One day I was driving back home from work and there was a point in my drive where my call would always drop or lose audio when I still had full signal strength, indicating network congestion and capacity issues. The problem is even worse in rural areas where it’s too expensive to put up cell coverage. Based on my personal experiences and seeing others with similar problems, I wanted to come up with a product that would solve the capacity and coverage issues that operators are facing today. Around 2010 I did my executive MBA from Babson College. As part of my MBA, I attended a conference at Harvard Business School where I met our CEO Steve Papa. After a few months of talking and sharing ideas about ways to improve coverage, we became co-founders of Parallel Wireless in May 2012. Parallel Wireless technology made it possible to enable mobile coverage in rural areas that operators were not providing. We established the first office in Nashua, New Hampshire, and grew the team to several hundred in the next few years with development centers in Pune, Bangalore, Israel, and the UK. When we first launched our product in Europe with a tier1 operator in 2014, we received several thank-you emails from residents of the area. One mother had to previously drive her daughter hours away to a library to complete her homework because they had no internet connectivity where they lived. Our technology made it possible to get them coverage, so the mother didn’t have to drive her daughter every day. She happily thanked us and even wanted us to extend the coverage for people in other areas experiencing similar problems. It’s amazing to see the positive impact that Parallel Wireless has had on others around the world.

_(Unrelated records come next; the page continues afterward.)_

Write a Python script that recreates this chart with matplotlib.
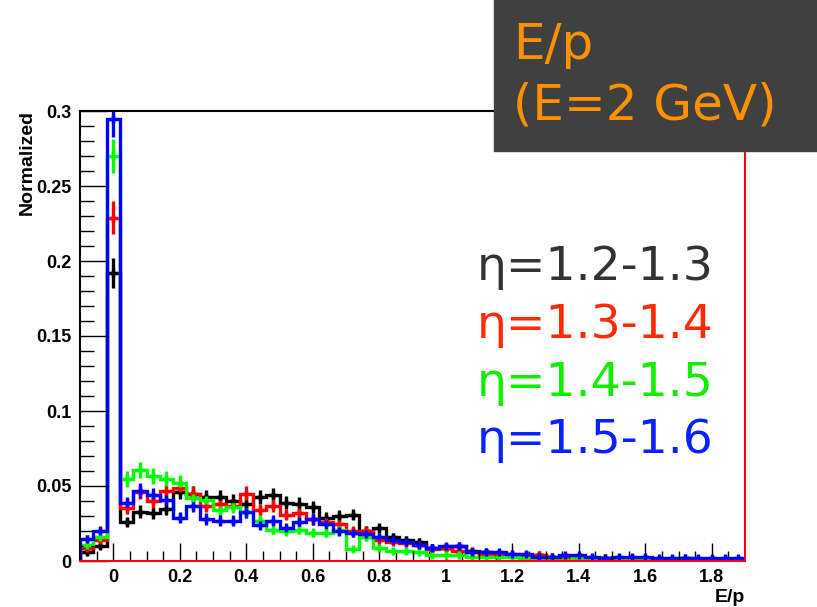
import numpy as np
import matplotlib
matplotlib.use('Agg')
from matplotlib import pyplot as plt
from matplotlib.patches import Rectangle

# bin edges of the E/p histograms (50 bins, -0.1 .. 1.9)
edges = np.linspace(-0.1, 1.9, 51)

black = [0.006, 0.010, 0.192, 0.026, 0.033, 0.032, 0.035, 0.046, 0.045, 0.043,
         0.0425, 0.040, 0.038, 0.0425, 0.044, 0.039, 0.038, 0.036, 0.029, 0.030,
         0.031, 0.020, 0.022, 0.016, 0.014, 0.013, 0.009, 0.009, 0.010, 0.007,
         0.006, 0.005, 0.004, 0.003, 0.004, 0.003, 0.002, 0.003, 0.002, 0.002,
         0.002, 0.002, 0.001, 0.001, 0.001, 0.002, 0.001, 0.001, 0.001, 0.000]

red = [0.009, 0.014, 0.229, 0.0356, 0.046, 0.040, 0.047, 0.0487, 0.045, 0.037,
       0.038, 0.037, 0.045, 0.034, 0.037, 0.031, 0.032, 0.028, 0.026, 0.025,
       0.020, 0.020, 0.014, 0.013, 0.012, 0.011, 0.008, 0.009, 0.007, 0.006,
       0.005, 0.005, 0.005, 0.004, 0.004, 0.002, 0.002, 0.003, 0.002, 0.002,
       0.001, 0.002, 0.001, 0.001, 0.001, 0.001, 0.001, 0.001, 0.001, 0.001]

green = [0.011, 0.016, 0.270, 0.0545, 0.0607, 0.0567, 0.055, 0.052, 0.042, 0.041,
         0.034, 0.036, 0.033, 0.027, 0.021, 0.020, 0.021, 0.019, 0.019, 0.021,
         0.008, 0.016, 0.009, 0.007, 0.007, 0.006, 0.004, 0.004, 0.004, 0.003,
         0.003, 0.003, 0.003, 0.002, 0.001, 0.002, 0.001, 0.002, 0.001, 0.001,
         0.001, 0.001, 0.002, 0.001, 0.001, 0.001, 0.000, 0.001, 0.000, 0.001]

blue = [0.0145, 0.020, 0.2945, 0.0385, 0.047, 0.044, 0.041, 0.029, 0.037, 0.028,
        0.027, 0.027, 0.033, 0.024, 0.027, 0.022, 0.026, 0.028, 0.025, 0.020,
        0.019, 0.018, 0.016, 0.014, 0.013, 0.011, 0.009, 0.010, 0.010, 0.006,
        0.006, 0.006, 0.005, 0.005, 0.003, 0.003, 0.004, 0.004, 0.003, 0.002,
        0.003, 0.003, 0.003, 0.002, 0.002, 0.002, 0.002, 0.002, 0.002, 0.002]

labels = ['\u03b7=1.2-1.3', '\u03b7=1.3-1.4', '\u03b7=1.4-1.5', '\u03b7=1.5-1.6']
n_events = 2000  # per sample, for the statistical error bars

series = [black, red, green, blue]
colours = ['black', '#ff0000', '#00ff00', '#0000ff']
text_colours = ['#333333', '#ff2a00', '#11ee00', '#0a22ff']

centers = 0.5 * (edges[:-1] + edges[1:])

fig = plt.figure(figsize=(8.17, 6.07), dpi=100)
ax = fig.add_axes([80/817, 1-561/607, 665/817, 450/607])

for vals, col in zip(series, colours):
    v = np.array(vals)
    ax.stairs(v, edges, color=col, linewidth=2.4, baseline=0)
    m = v > 0
    ax.errorbar(centers[m], v[m], yerr=np.sqrt(v[m] / n_events), fmt='+',
                color=col, ms=6, mew=2.4, elinewidth=2.4, capsize=0)

ax.set(xlim=(-0.1, 1.9), ylim=(0, 0.3))

ax.spines['top'].set_color('black')
ax.spines['left'].set_color('black')
ax.spines['right'].set_color('#ff0000')
ax.spines['bottom'].set_color('#ff0000')
for s in ax.spines.values():
    s.set_linewidth(1.5)

ax.set_xticks(np.arange(0, 1.81, 0.2))
ax.set_xticklabels(['0', '0.2', '0.4', '0.6', '0.8', '1', '1.2', '1.4', '1.6', '1.8'])
ax.set_xticks(np.arange(-0.05, 1.9, 0.05), minor=True)
ax.set_yticks(np.arange(0, 0.31, 0.05))
ax.set_yticklabels(['0', '0.05', '0.1', '0.15', '0.2', '0.25', '0.3'])
ax.set_yticks(np.arange(0, 0.301, 0.01), minor=True)

ax.tick_params(which='both', direction='in', top=False, right=False, width=1)
ax.tick_params(axis='x', which='major', length=13, pad=6)
ax.tick_params(axis='x', which='minor', length=7)
ax.tick_params(axis='y', which='major', length=20, pad=6)
ax.tick_params(axis='y', which='minor', length=10)
for lab in ax.get_xticklabels() + ax.get_yticklabels():
    lab.set_fontfamily('Liberation Sans')
    lab.set_fontweight('bold')
    lab.set_fontsize(13)

fig.text(27/817, 1-110/607, 'Normalized', rotation=90, ha='center', va='top',
         fontsize=14, fontweight='bold', family='Liberation Sans')
fig.text(745/817, 1-598/607, 'E/p', ha='right', va='center',
         fontsize=14, fontweight='bold', family='Liberation Sans')

# eta labels
for i, (lab, col) in enumerate(zip(labels, text_colours)):
    fig.text(477/817, 1-(268 + 57.5*i)/607, lab, color=col, ha='left',
             va='center', fontsize=34, family='DejaVu Sans')

# title box
fig.patches.append(Rectangle((494/817, 1-151/607), 323/817, 151/607,
                             transform=fig.transFigure, color='#404040',
                             zorder=5))
fig.text(513/817, 1-45/607, 'E/p', color='#ff9100', ha='left', va='center',
         fontsize=36, family='DejaVu Sans', zorder=6)
fig.text(513/817, 1-105/607, '(E=2 GeV)', color='#ff9100', ha='left',
         va='center', fontsize=36, family='DejaVu Sans', zorder=6)

fig.savefig('out.png', dpi=100)
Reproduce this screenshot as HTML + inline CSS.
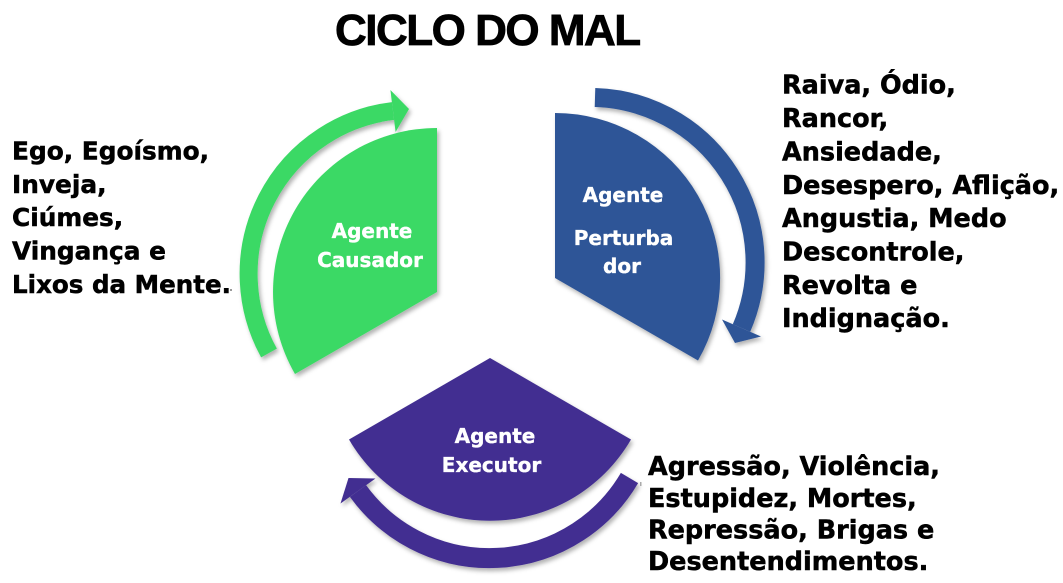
<!DOCTYPE html>
<html><head><meta charset="utf-8">
<style>
html,body{margin:0;padding:0;background:#fff;}
svg{display:block;}
.t{font-family:"DejaVu Sans","Liberation Sans",sans-serif;font-weight:bold;fill:#000;stroke:#000;stroke-width:0.5px;}
.w{font-family:"DejaVu Sans","Liberation Sans",sans-serif;font-weight:bold;fill:#fff;font-size:20px;stroke:#fff;stroke-width:0.35px;}
</style></head>
<body>
<svg width="1063" height="583" viewBox="0 0 1063 583" xmlns="http://www.w3.org/2000/svg">
<defs>
<filter id="sh" x="-20%" y="-20%" width="140%" height="140%">
<feDropShadow dx="2" dy="3" stdDeviation="2.2" flood-color="#000" flood-opacity="0.3"/>
</filter>
</defs>

<text x="335" y="45" font-family="'Liberation Sans',Arial,sans-serif" font-weight="bold" font-size="44" letter-spacing="-1.5" fill="#000" stroke="#000" stroke-width="0.8">CICLO DO MAL</text>

<!-- Green -->
<g filter="url(#sh)">
<path d="M437,292 L295,374 A164,164 0 0 1 437,128 Z" fill="#3bd965"/>
<path d="M269,353 A164,164 0 0 1 393,111" fill="none" stroke="#3bd965" stroke-width="18"/>
<polygon points="390.4,90 409,109 395.6,132" fill="#3bd965"/>
</g>

<!-- Blue -->
<g filter="url(#sh)">
<path d="M555,278 L555,113 A165,165 0 0 1 698,360.5 Z" fill="#2f5597"/>
<path d="M595,97.5 A165,165 0 0 1 741.5,328" fill="none" stroke="#2f5597" stroke-width="19"/>
<polygon points="722,319.5 761,336.5 735,343" fill="#2f5597"/>
</g>

<!-- Purple -->
<g filter="url(#sh)">
<path d="M490,358 L631,439.5 A163,163 0 0 1 349,439.5 Z" fill="#432f91"/>
<path d="M629.5,478 A162.4,162.4 0 0 1 358,491" fill="none" stroke="#432f91" stroke-width="20"/>
<polygon points="375.5,478.5 340.5,503.5 348.5,478" fill="#432f91"/>
</g>

<!-- inner labels -->
<text class="w" x="372" y="238" text-anchor="middle">Agente</text>
<text class="w" x="370" y="267" text-anchor="middle">Causador</text>

<text class="w" x="623" y="202" text-anchor="middle">Agente</text>
<text class="w" x="623.5" y="245" text-anchor="middle">Perturba</text>
<text class="w" x="622" y="273" text-anchor="middle">dor</text>

<text class="w" x="495" y="443" text-anchor="middle">Agente</text>
<text class="w" x="491.5" y="472" text-anchor="middle">Executor</text>

<!-- left text -->
<text class="t" x="12" y="159.5" font-size="24.8">Ego, Egoísmo,</text>
<text class="t" x="12" y="193" font-size="24.8">Inveja,</text>
<text class="t" x="12" y="226" font-size="24.8">Ciúmes,</text>
<text class="t" x="12" y="259.5" font-size="24.8">Vingança e</text>
<text class="t" x="12" y="293" font-size="24.8" textLength="219" lengthAdjust="spacingAndGlyphs">Lixos da Mente.</text>

<!-- right text -->
<text class="t" x="782" y="93.5" font-size="25.5">Raiva, Ódio,</text>
<text class="t" x="782" y="127" font-size="25.5">Rancor,</text>
<text class="t" x="782" y="160.5" font-size="25.5">Ansiedade,</text>
<text class="t" x="782" y="194" font-size="25.5">Desespero, Aflição,</text>
<text class="t" x="782" y="227" font-size="25.5">Angustia, Medo</text>
<text class="t" x="782" y="260.5" font-size="25.5">Descontrole,</text>
<text class="t" x="782" y="294" font-size="25.5">Revolta e</text>
<text class="t" x="782" y="327" font-size="25.5">Indignação.</text>

<!-- bottom text -->
<text class="t" x="648" y="475" font-size="25.5">Agressão, Violência,</text>
<text class="t" x="648" y="507" font-size="25.5">Estupidez, Mortes,</text>
<text class="t" x="648" y="538.5" font-size="25.5">Repressão, Brigas e</text>
<text class="t" x="648" y="570" font-size="25.5">Desentendimentos.</text>

<!-- tiny marks -->
<rect x="230" y="289" width="2" height="2" fill="#999"/>
<rect x="640" y="482" width="1.5" height="4" fill="#aaa"/>
</svg>
</body></html>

ISO9001 Certification Celebration with Team in India.

What obstacles has your company faced and how did you overcome them?

Growing our team was a challenge because we needed very specialized skills. We were able to use our network to a great extent to find the talent. We created an innovative, open, honest, and transparent culture and successfully retained talent.

Team Lunch with Israel Team with the start of new operations.

How did you get involved with TiE Boston?

I became a TiE Boston Member in 2012 when I started Parallel Wireless. It was a great place to network, meet like-minded professionals, and exchange ideas. I still carry with me the startup information and next-step advice I got from TiE. It’s a great source of information for startups of all different stages who want to take their company to the next level. Now that I have more bandwidth, I hope to help folks in similar situations who want to start a company and provide the kind of help I got when I joined TiE while I was starting my own company. I would like to participate in some of the upcoming events and use that experience for the next steps in my own journey.

What advice do you have for aspiring entrepreneurs?

Throughout the journey of growing a business, there will always be challenging moments but it’s very important to learn from those mistakes. Perseverance is a crucial component — there are always ups and downs. Continue to have faith and never give up. If you are at the point of even starting a company, you have already crossed a level that very few people reach, so you can figure out the next set of challenges. Think problems through — whenever there is a problem, there is always a solution waiting for it. I really enjoyed the entrepreneurial journey even though there were challenges. I love to learn something new every day, whether it’s through reading or by seeing how people handle things differently. It doesn’t matter where you are or what stage of the career you are in — it’s always good to learn. It also doesn’t matter who you are learning from. I learn from my son, from what those on my team are doing, or from new people who come on board and present interesting ideas. There’s always an alternative way of doing things, so I like being able to adapt to make things work.

What book recommendations do you have?

For people looking to be an entrepreneur, I recommend reading Innovator’s Dilemma by Clayton M. Christensen, as well as Crossing the Chasm by Geoffrey A. Moore.